Search Replace Specific Column using RegEx

Have Pipe Delimited File:

> BRYAN BAKER|4/4/2015|518 VIRGINIA AVE|TEST
> JOE BAXTER|3/30/2015|2233 MockingBird RD|ROW2

On 3rd column where the address is located, I want to add a space after every numeric value - basically doing a "s/[0-9]/&\ / " :

> BRYAN BAKER|4/4/2015|5 1 8  VIRGINIA AVE|TEST
> JOE BAXTER|3/30/2015|2 2 3 3  MockingBird RD|ROW2

I know you can do a:
>

 awk '$3="XYX"' FS=, OFS='|' filename.txt

to replace column 3 w/ "XYZ" but how do i do a search replacing using RegEx?

I am also fine w/ a sed solution... just wish i was better w/ awk. I only want to do a regex search/replace on a specific column.

Thanks!

You could do this:

awk '{gsub(/[0-9]/,"& ",$3)}1' FS=\| OFS=\| file

Which would will append a space to any digit in field 3..

A bit more accurate (if needed) maybe would be to use the split() function first

awk '{split ($3, F, " "); s=F[1]; gsub(/[0-9]/,"& ",s); sub(F[1],s,$3)}1' FS=\| OFS=\| 

Which would only append a space to digits at the beginning of the field..

1 Like

In addition to the suggestion Scrutinizer provided, note that the command in post #1 in this thread:

 awk '$3="XYX"' FS=, OFS='|' filename.txt

produces the output:

> BRYAN BAKER|4/4/2015|518 VIRGINIA AVE|TEST||XYX
> JOE BAXTER|3/30/2015|2233 MockingBird RD|ROW2||XYX

Your input field separator is | ; not , . So, setting FS=, probably isn't what you want for this input file. Since there are no commas in your input file, setting field 3 creates an empty field and adds another field with the contents you specified.

Setting $3 to the string XYX will never replace column 3 with XYZ .

1 Like

Don - thanks for the correction in my original post. You are correct, I didn't have my delimiters set correct and wouldn't have worked. I was going back an d forth between pipe and csv, thus the confusion.

Scrutinizer - thanks soooooo much! Works Great!

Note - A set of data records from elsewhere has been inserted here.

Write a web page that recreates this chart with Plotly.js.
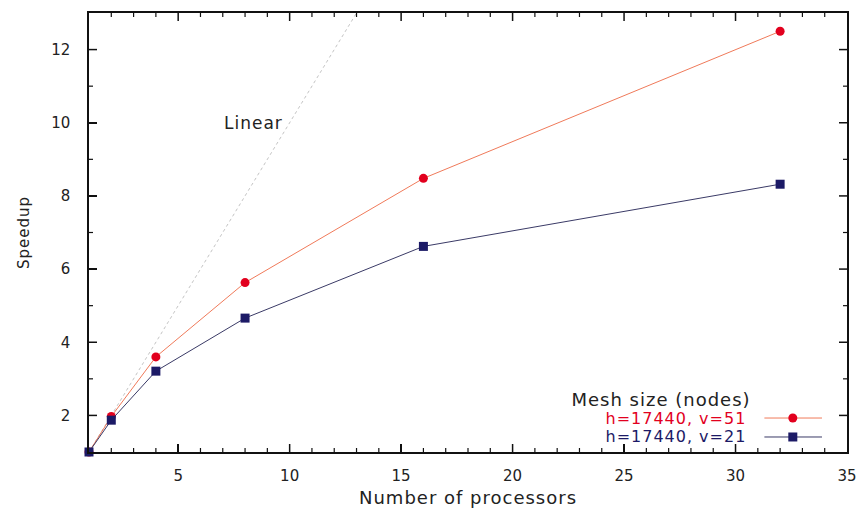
<!DOCTYPE html>
<html>
<head>
<meta charset="utf-8">
<script src="https://cdn.plot.ly/plotly-3.0.1.min.js"></script>
<style>
  html, body { margin: 0; padding: 0; background: #fff; }
  #chart { width: 857px; height: 508px; }
  #chart svg .annotation-text, #chart svg .g-xtitle text, #chart svg .g-ytitle text { letter-spacing: 1px; }
</style>
</head>
<body>
<div id="chart"></div>
<script>
// ---- data ----
const processors = [1, 2, 4, 8, 16, 32];
const speedupV51 = [1.0, 1.97, 3.6, 5.63, 8.48, 12.5];
const speedupV21 = [1.0, 1.87, 3.21, 4.66, 6.62, 8.32];
const linearX = [1, 13];
const linearY = [1, 13];
const seriesNames = ['h=17440, v=51', 'h=17440, v=21'];
const legendTitle = 'Mesh size (nodes)';
const linearLabel = 'Linear';
const xTitle = 'Number of processors';
const yTitle = 'Speedup';
const xRange = [1, 35];
const yRange = [1, 13];
const xDtick = 5, yDtick = 2, minorStep = 1;

const FONT = 'DejaVu Sans, Arial, sans-serif';
const RED = '#e2001e';
const RED_LINE = '#f07a5a';
const BLUE = '#1c1a66';
const BLUE_LINE = '#3a3a66';
const TICK = '#111';

// tick positions derived from the axis ranges (gnuplot-style inside ticks on all four sides)
function stepsIn(lo, hi, step) {
  const out = [];
  for (let v = Math.ceil(lo / step) * step; v <= hi + 1e-9; v += step) {
    if (v > lo + 1e-9 && v < hi - 1e-9) out.push(v);
  }
  return out;
}
const xMajor = stepsIn(xRange[0], xRange[1], xDtick);
const yMajor = stepsIn(yRange[0], yRange[1], yDtick);
const xMinor = stepsIn(xRange[0], xRange[1], minorStep).filter(v => v % xDtick !== 0);
const yMinor = stepsIn(yRange[0], yRange[1], minorStep).filter(v => v % yDtick !== 0);

// axis fraction of a tick value (for frame-decoration ticks drawn in paper space)
const fx = v => (v - xRange[0]) / (xRange[1] - xRange[0]);
const fy = v => (v - yRange[0]) / (yRange[1] - yRange[0]);

const MAJ = 8, MIN = 4;
function xTick(v, len, top) {
  const p = fx(v);
  return { type: 'line', xref: 'paper', yref: 'paper', ysizemode: 'pixel', yanchor: top ? 1 : 0,
    x0: p, x1: p, y0: 0, y1: top ? -len : len, layer: 'above',
    line: { color: TICK, width: len === MAJ ? 1.5 : 1.2 } };
}
function yTick(v, len, right) {
  const p = fy(v);
  return { type: 'line', xref: 'paper', yref: 'paper', xsizemode: 'pixel', xanchor: right ? 1 : 0,
    y0: p, y1: p, x0: 0, x1: right ? -len : len, layer: 'above',
    line: { color: TICK, width: len === MAJ ? 1.5 : 1.2 } };
}
const tickShapes = [];
xMajor.forEach(v => { tickShapes.push(xTick(v, MAJ, false), xTick(v, MAJ, true)); });
xMinor.forEach(v => { tickShapes.push(xTick(v, MIN, false), xTick(v, MIN, true)); });
yMajor.forEach(v => { tickShapes.push(yTick(v, MAJ, false), yTick(v, MAJ, true)); });
yMinor.forEach(v => { tickShapes.push(yTick(v, MIN, false), yTick(v, MIN, true)); });

const traces = [
  {
    x: linearX, y: linearY, mode: 'lines', type: 'scatter',
    line: { color: '#c4c4c4', width: 1, dash: 'dot' },
    showlegend: false, hoverinfo: 'skip'
  },
  {
    x: processors, y: speedupV51, mode: 'lines+markers', type: 'scatter',
    name: seriesNames[0],
    line: { color: RED_LINE, width: 1 },
    marker: { color: RED, size: 9, symbol: 'circle' },
    showlegend: false, cliponaxis: false
  },
  {
    x: processors, y: speedupV21, mode: 'lines+markers', type: 'scatter',
    name: seriesNames[1],
    line: { color: BLUE_LINE, width: 1 },
    marker: { color: BLUE, size: 9, symbol: 'square' },
    showlegend: false, cliponaxis: false
  }
];

const legTitleX = 0.864;
const legTextX = 0.862;
const legRows = [0.0774, 0.0342];
const legSampleX0 = 0.891, legSampleX1 = 0.967, legMarkX = 0.9285;

const annotations = [
  { x: 8.4, y: 10, xref: 'x', yref: 'y', text: linearLabel, showarrow: false,
    font: { family: FONT, size: 17, color: '#222' } },
  { x: legTitleX, y: 0.1185, xref: 'paper', yref: 'paper', text: legendTitle,
    xanchor: 'right', yanchor: 'middle', showarrow: false,
    font: { family: FONT, size: 18, color: '#222' } },
  { x: legTextX, y: legRows[0], xref: 'paper', yref: 'paper', text: seriesNames[0],
    xanchor: 'right', yanchor: 'middle', showarrow: false,
    font: { family: FONT, size: 16, color: RED } },
  { x: legTextX, y: legRows[1], xref: 'paper', yref: 'paper', text: seriesNames[1],
    xanchor: 'right', yanchor: 'middle', showarrow: false,
    font: { family: FONT, size: 16, color: BLUE } }
];

const legendShapes = [
  { type: 'line', xref: 'paper', yref: 'paper', x0: legSampleX0, x1: legSampleX1,
    y0: legRows[0], y1: legRows[0], line: { color: RED_LINE, width: 1 } },
  { type: 'circle', xref: 'paper', yref: 'paper', xsizemode: 'pixel', ysizemode: 'pixel',
    xanchor: legMarkX, yanchor: legRows[0], x0: -4.5, x1: 4.5, y0: -4.5, y1: 4.5,
    fillcolor: RED, line: { width: 0 } },
  { type: 'line', xref: 'paper', yref: 'paper', x0: legSampleX0, x1: legSampleX1,
    y0: legRows[1], y1: legRows[1], line: { color: BLUE_LINE, width: 1 } },
  { type: 'rect', xref: 'paper', yref: 'paper', xsizemode: 'pixel', ysizemode: 'pixel',
    xanchor: legMarkX, yanchor: legRows[1], x0: -4.5, x1: 4.5, y0: -4.5, y1: 4.5,
    fillcolor: BLUE, line: { width: 0 } }
];

const layout = {
  width: 857, height: 508,
  margin: { l: 89, r: 10, t: 13, b: 56 },
  paper_bgcolor: '#fff', plot_bgcolor: '#fff',
  showlegend: false,
  xaxis: {
    range: xRange, tick0: 0, dtick: xDtick,
    showgrid: false, zeroline: false, showline: true, linecolor: '#111', linewidth: 1.6, mirror: true,
    ticks: 'inside', ticklen: MAJ, tickwidth: 1.5, tickcolor: TICK, ticklabelstandoff: 9,
    tickfont: { family: FONT, size: 15, color: '#222' },
    title: { text: xTitle, standoff: 10, font: { family: FONT, size: 18, color: '#222' } }
  },
  yaxis: {
    range: yRange, tick0: 0, dtick: yDtick,
    showgrid: false, zeroline: false, showline: true, linecolor: '#111', linewidth: 1.6, mirror: true,
    ticks: 'inside', ticklen: MAJ, tickwidth: 1.5, tickcolor: TICK, ticklabelstandoff: 14,
    tickfont: { family: FONT, size: 15, color: '#222' },
    title: { text: yTitle, standoff: 18, font: { family: FONT, size: 15, color: '#222' } }
  },
  annotations: annotations,
  shapes: tickShapes.concat(legendShapes)
};

Plotly.newPlot('chart', traces, layout, { staticPlot: true, displayModeBar: false });
</script>
</body>
</html>
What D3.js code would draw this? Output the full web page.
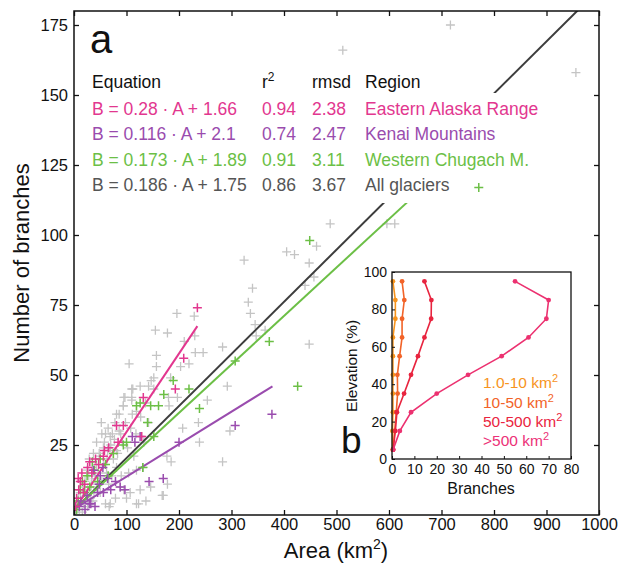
<!DOCTYPE html>
<html><head><meta charset="utf-8">
<script src="https://cdn.jsdelivr.net/npm/d3@7"></script>
<style>body{margin:0;background:#fff}svg{display:block;font-family:"Liberation Sans",Arial,sans-serif}</style>
</head><body><svg id="c" width="619" height="571"></svg>
<script>
// ---------- DATA ----------
const xTicks = [0,100,200,300,400,500,600,700,800,900,1000];
const yTicks = [25,50,75,100,125,150,175];

// all glaciers (gray)  [area km2, branches]
const allGlaciers = [
[512,166],[717,175],[956,158],[488,104],[596,104],[611,104],[405,94],[420,93],[462,96],[448,90],[457,85],[440,82],
[324,91],[340,81],[332,76],[336,72],[345,68],[364,66],[347,64],[246,58],[231,58],[283,60],[448,61],[292,46],[254,41],
[237,33],[207,31],[297,30],[239,26],[283,19],[196,72],[229,71],[155,66],[178,65],[210,62],[230,64],[203,53],[219,54],
[157,57],[105,54],[157,53],[152,49],[147,48],[184,49],[112,45],[110,42],[95,42],[152,45],[197,42],[180,42],[94,39],
[181,39],[86,36],[111,36],[52,33],[73,29],[60,29],[89,29],[133,26],[81,23],[64,23],[29,20],[25,16],[146,10],[119,4],
[137,5],[168,7],[185,19],[177,21],[178,11],[170,7],[123,4],[60,4],[67,3],
[110,45],[126,46],[142,46],[97,42],[110,41],[94,39],[119,37],[81,36],[78,33],[65,31],[53,29],[69,28],[43,26],[56,24],
[69,24],[37,22],[50,21],[75,20],[43,18],[81,17],[62,15],[34,14],[104,15],[119,16],[132,17],[88,10],[107,8],[126,9],
[50,8],[100,6],[69,4],
[5,3],[8,6],[10,2],[12,8],[14,5],[17,10],[19,4],[21,12],[23,7],[26,9],[28,14],[31,6],[33,11],[35,17],[38,8],[40,13],
[43,10],[46,15],[48,22],[53,12],[56,18],[58,26],[63,20],[66,11],[70,25],[72,14],[77,27],[83,22],[86,30],[92,26],
[98,33],[102,24],[108,31],[114,21],[118,29],[127,35],[136,40],[142,33],[90,14],[79,6],[95,9],[3,1],[16,1],[26,3],[36,5]
];
// Eastern Alaska Range (pink)
const easternAlaska = [
[235,74],[209,56],[193,45],[132,42],[129,28],[81,32],[94,32],[84,26],[58,23],[56,21],[41,20],[34,15],[15,15],[9,9],
[20,11],[5,6],[26,17],[12,12],[30,19],[47,18],[66,24],[3,3],[8,13],[18,8]
];
// Kenai Mountains (purple)
const kenai = [
[377,36],[307,32],[200,26],[111,28],[126,28],[116,26],[170,13],[143,12],[97,9],[79,12],[64,13],[32,4],[13,5],[37,16],
[50,14],[70,9],[21,2],[45,8],[40,3],[56,8],[88,10],[55,17],[25,7],[10,3],[48,11],[29,4]
];
// Western Chugach M. (green)
const chugach = [
[771,117],[449,98],[372,62],[426,46],[307,55],[219,45],[239,38],[189,48],[171,43],[161,39],[146,39],[140,33],[126,40],
[119,39],[152,28],[131,17],[94,25],[39,16],[25,14],[16,12],[60,18],[75,22],[50,20],[30,10],[8,5],[20,8],[100,26],
[45,12],[65,14],[35,19],[12,9],[5,2]
];

// regression fits
const fitSlope = [0.28, 0.116, 0.173, 0.186];
const fitIntercept = [1.66, 2.1, 1.89, 1.75];
const fitMaxArea = [235, 378, 700, 1000];

// legend table
const equations = ["B = 0.28 \u00b7 A + 1.66","B = 0.116 \u00b7 A + 2.1","B = 0.173 \u00b7 A + 1.89","B = 0.186 \u00b7 A + 1.75"];
const r2Values = ["0.94","0.74","0.91","0.86"];
const rmsdValues = ["2.38","2.47","3.11","3.67"];
const regions = ["Eastern Alaska Range","Kenai Mountains","Western Chugach M.","All glaciers"];

// inset b
const elevation = [5,15,25,35,45,55,65,75,85,95];
const br1to10 = [0.3,0.2,0.4,0.4,0.4,0.4,0.4,1.5,1.5,0.4];
const br10to50 = [0.5,1.2,1.9,2.5,2.4,3.4,4.5,4.5,5.5,4.5];
const br50to500 = [0.5,1.5,2.2,5.4,8.5,11.6,14.5,17.5,17.6,14.5];
const brOver500 = [0.5,3.5,8.5,20,34,49,61,69,70,55];
const insetLabels = ["1.0-10 km","10-50 km","50-500 km",">500 km"];
const insetXTicks = [0,10,20,30,40,50,60,70,80];
const insetYTicks = [0,20,40,60,80,100];

// ---------- STYLE ----------
const cPink = "#e2378f", cPurple = "#9a4cae", cGreen = "#6cbf46", cDark = "#3d3d3d", cGray = "#c4c4c4";
const regionColors = [cPink, cPurple, cGreen, "#555555"];
const lineColors = [cPink, cPurple, cGreen, cDark];
const insetColors = ["#f7941d","#f26328","#e8243f","#ec3170"];
const insetTextColors = ["#f7941d","#f26328","#ea2440","#ec3178"];

const svg = d3.select("#c");
svg.append("rect").attr("width",619).attr("height",571).attr("fill","#fff");

const x = d3.scaleLinear([0,1000],[74,599]);
const y = d3.scaleLinear([0,180],[515,11]);

const defs = svg.append("defs");
defs.append("clipPath").attr("id","clipMain").append("rect")
  .attr("x",74).attr("y",11).attr("width",525).attr("height",504);

function cross(s){ return d => `M${x(d[0])-s},${y(d[1])}H${x(d[0])+s}M${x(d[0])},${y(d[1])-s}V${y(d[1])+s}`; }

// layer 1: gray points + regression lines
const under = svg.append("g").attr("clip-path","url(#clipMain)");
under.append("g").selectAll("path").data(allGlaciers).join("path")
  .attr("d",cross(4.5)).attr("stroke",cGray).attr("stroke-width",1.3).attr("fill","none");
[3,2,1,0].forEach(i=>{
  const pts = [0, fitMaxArea[i]].map(a=>[a, fitSlope[i]*a+fitIntercept[i]]);
  under.append("path").attr("d", d3.line().x(d=>x(d[0])).y(d=>y(d[1]))(pts))
    .attr("stroke",lineColors[i]).attr("stroke-width",2).attr("fill","none");
});

// layer 2: white box behind the legend table
svg.append("rect").attr("x",84).attr("y",93).attr("width",480).attr("height",110).attr("fill","#fff");

// layer 3: colored points
const over = svg.append("g").attr("clip-path","url(#clipMain)");
[[chugach,cGreen],[kenai,cPurple],[easternAlaska,cPink]].forEach(([data,col])=>{
  over.append("g").selectAll("path").data(data).join("path")
    .attr("d",cross(4.5)).attr("stroke",col).attr("stroke-width",1.5).attr("fill","none");
});

// axes
const fs = "16.5px";
const ax = d3.axisBottom(x).tickValues(xTicks).tickFormat(d3.format("d")).tickSizeInner(-5).tickSizeOuter(0);
const gxB = svg.append("g").attr("transform","translate(0,515)").call(ax);
gxB.select(".domain").remove();
gxB.selectAll("text").attr("y",15).attr("dy",0).style("font-size",fs).attr("fill","#111").attr("font-family",null);
gxB.selectAll("line").attr("stroke","#111").attr("stroke-width",1.3);
const gxT = svg.append("g").attr("transform","translate(0,11)").call(d3.axisTop(x).tickValues(xTicks).tickSizeInner(-5).tickSizeOuter(0).tickFormat(""));
gxT.select(".domain").remove(); gxT.selectAll("line").attr("stroke","#111").attr("stroke-width",1.3);

const gyL = svg.append("g").attr("transform","translate(74,0)").call(d3.axisLeft(y).tickValues(yTicks).tickSizeInner(-5).tickSizeOuter(0).tickPadding(6));
gyL.select(".domain").remove();
gyL.selectAll("text").style("font-size",fs).attr("fill","#111").attr("font-family",null);
gyL.selectAll("line").attr("stroke","#111").attr("stroke-width",1.3);
const gyR = svg.append("g").attr("transform","translate(599,0)").call(d3.axisRight(y).tickValues(yTicks).tickSizeInner(-5).tickSizeOuter(0).tickFormat(""));
gyR.select(".domain").remove(); gyR.selectAll("line").attr("stroke","#111").attr("stroke-width",1.3);

svg.append("rect").attr("x",74).attr("y",11).attr("width",525).attr("height",504)
  .attr("fill","none").attr("stroke","#111").attr("stroke-width",1.5);

// axis titles
svg.append("text").attr("transform","translate(29,263) rotate(-90)").attr("text-anchor","middle")
  .style("font-size","22px").attr("fill","#111").text("Number of branches");
const xt = svg.append("text").attr("x",336).attr("y",558).attr("text-anchor","middle").style("font-size","22px").attr("fill","#111");
xt.append("tspan").text("Area (km");
xt.append("tspan").attr("dy",-9).style("font-size","14px").text("2");
xt.append("tspan").attr("dy",9).text(")");

// panel a label + table
svg.append("text").attr("x",90).attr("y",53).style("font-size","40px").attr("fill","#111").text("a");
const tf = "17.5px";
const colX = [92, 262, 312, 365];
const hdrY = 88, rowY = [115,140,165.5,190.5];
const hdr = svg.append("g").style("font-size",tf).attr("fill","#111");
hdr.append("text").attr("x",colX[0]).attr("y",hdrY).text("Equation");
const r2t = hdr.append("text").attr("x",colX[1]).attr("y",hdrY);
r2t.append("tspan").text("r"); r2t.append("tspan").attr("dy",-7).style("font-size","12px").text("2");
hdr.append("text").attr("x",colX[2]).attr("y",hdrY).text("rmsd");
hdr.append("text").attr("x",colX[3]).attr("y",hdrY).text("Region");
regions.forEach((r,i)=>{
  const g = svg.append("g").style("font-size",tf).attr("fill",regionColors[i]);
  g.append("text").attr("x",colX[0]).attr("y",rowY[i]).text(equations[i]);
  g.append("text").attr("x",colX[1]).attr("y",rowY[i]).text(r2Values[i]);
  g.append("text").attr("x",colX[2]).attr("y",rowY[i]).text(rmsdValues[i]);
  g.append("text").attr("x",colX[3]).attr("y",rowY[i]).text(r);
});

// ---------- INSET b ----------
const ix = d3.scaleLinear([0,80],[392,571]);
const iy = d3.scaleLinear([0,100],[459,272]);
svg.append("rect").attr("x",392).attr("y",272).attr("width",179).attr("height",187).attr("fill","#fff");
const series = [br1to10, br10to50, br50to500, brOver500];
series.forEach((s,i)=>{
  const pts = s.map((v,k)=>[v, elevation[k]]);
  svg.append("path").attr("d", d3.line().x(d=>ix(d[0])).y(d=>iy(d[1]))(pts))
    .attr("stroke",insetColors[i]).attr("stroke-width",1.6).attr("fill","none");
  svg.append("g").selectAll("circle").data(pts).join("circle")
    .attr("cx",d=>ix(d[0])).attr("cy",d=>iy(d[1])).attr("r",2.4).attr("fill",insetColors[i]);
});
const ifs = "14px";
const igx = svg.append("g").attr("transform","translate(0,459)").call(d3.axisBottom(ix).tickValues(insetXTicks).tickSizeInner(-3).tickSizeOuter(0));
igx.select(".domain").remove();
igx.selectAll("text").attr("y",15).attr("dy",0).style("font-size",ifs).attr("fill","#111").attr("font-family",null);
igx.selectAll("line").attr("stroke","#111");
const igy = svg.append("g").attr("transform","translate(392,0)").call(d3.axisLeft(iy).tickValues(insetYTicks).tickSizeInner(-3).tickSizeOuter(0).tickPadding(5));
igy.select(".domain").remove();
igy.selectAll("text").style("font-size",ifs).attr("fill","#111").attr("font-family",null);
igy.selectAll("line").attr("stroke","#111");
svg.append("rect").attr("x",392).attr("y",272).attr("width",179).attr("height",187)
  .attr("fill","none").attr("stroke","#111").attr("stroke-width",1.3);
svg.append("text").attr("x",481).attr("y",494).attr("text-anchor","middle").style("font-size","16px").attr("fill","#111").text("Branches");
svg.append("text").attr("transform","translate(357,366) rotate(-90)").attr("text-anchor","middle")
  .style("font-size","15.5px").attr("fill","#111").text("Elevation (%)");
svg.append("text").attr("x",341).attr("y",453).style("font-size","37px").attr("fill","#111").text("b");
const legY = [388,407.5,426.5,446];
insetLabels.forEach((l,i)=>{
  const t = svg.append("text").attr("x",483).attr("y",legY[i]).style("font-size","15.5px").attr("fill",insetTextColors[i]);
  t.append("tspan").text(l);
  t.append("tspan").attr("dy",-6).style("font-size","11px").text("2");
});
</script></body></html>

Now i know how to do regex on any specific column using your example... will come in very handy!

If i can tap you guys one more time.

What if the address is:

BRYAN BAKER|4/4/2015|5178 16th Street|TEST

What I want is:

BRYAN BAKER|4/4/2015|5 1 7 8 16th Street|TEST

Right now, when I use "awk '{gsub(/[0-9]/,"& ",$3)}1' FS=\| OFS=\| file", I get:

BRYAN BAKER|4/4/2015|5 1 7 8 1 6 th Street|TEST

I don't want to do a search and replace for all numeric fields .. only for everything up until the first space. Is that possible?

Look at Scrutinizer's post #2 in this thread again. He told you exactly how to do that...

awk '{split ($3, F, " "); s=F[1]; gsub(/[0-9]/,"& ",s); sub(F[1],s,$3)}1' FS=\| OFS=\|